Mr Blackburn continued: “We are doing very well in the corporate market, and continue to work hard and fight hard hard to win more business in that market.

“Hopefully we’ve delivered on the promise to bring choice. We think we have, but that’s the market’s judgment not mine.”

Comments

John 4 months ago

Companies are expected to spend $326 Billion, worldwide, in the next five years to move from the 4G internet system to 5G. The 5G is said to be 100 times faster than 4G and 10 times faster than broadband. It will allow smart cities and factories to operate as well as driverless vehicles, enhanced 3 D and virtual reality.
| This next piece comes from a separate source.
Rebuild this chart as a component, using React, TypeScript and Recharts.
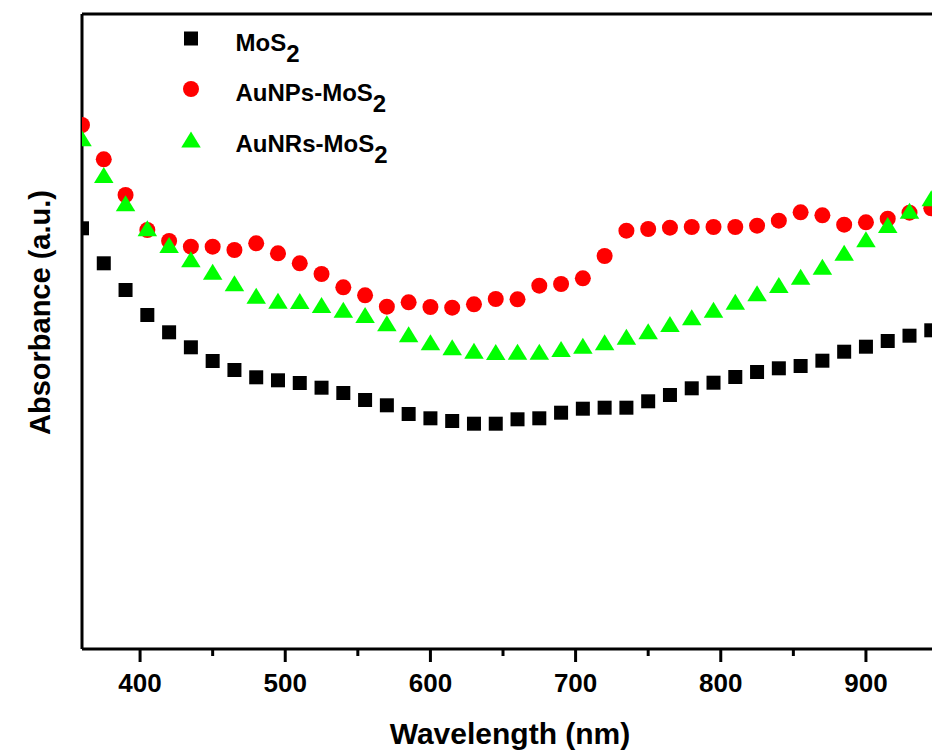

Of course, security and loss of privacy will be major concerns as Hauwei, one of the largest suppliers of communications equipment, was found to be installing 'backdoor sims' in its equipment. This allows information to be sent back to the manufacturer in China and Donald Trump is seeking to ban and /or replace all equipment in the US supplied by this company. So the race may soon heat up between BTC and Aliv not only to get 5G installed but also to get suppliers that will require hi-tech applications or that will require large amounts of high-speed data. It is interesting that while BTC is seeing both its customer base and revenue erode, Aliv has a happier picture of increased revenues and a growing customer base. Will these two customers reach a point of equilibrium where both can maintain customers and turn healthy profits or will the pendulum swing where the fight for market share and profits continue?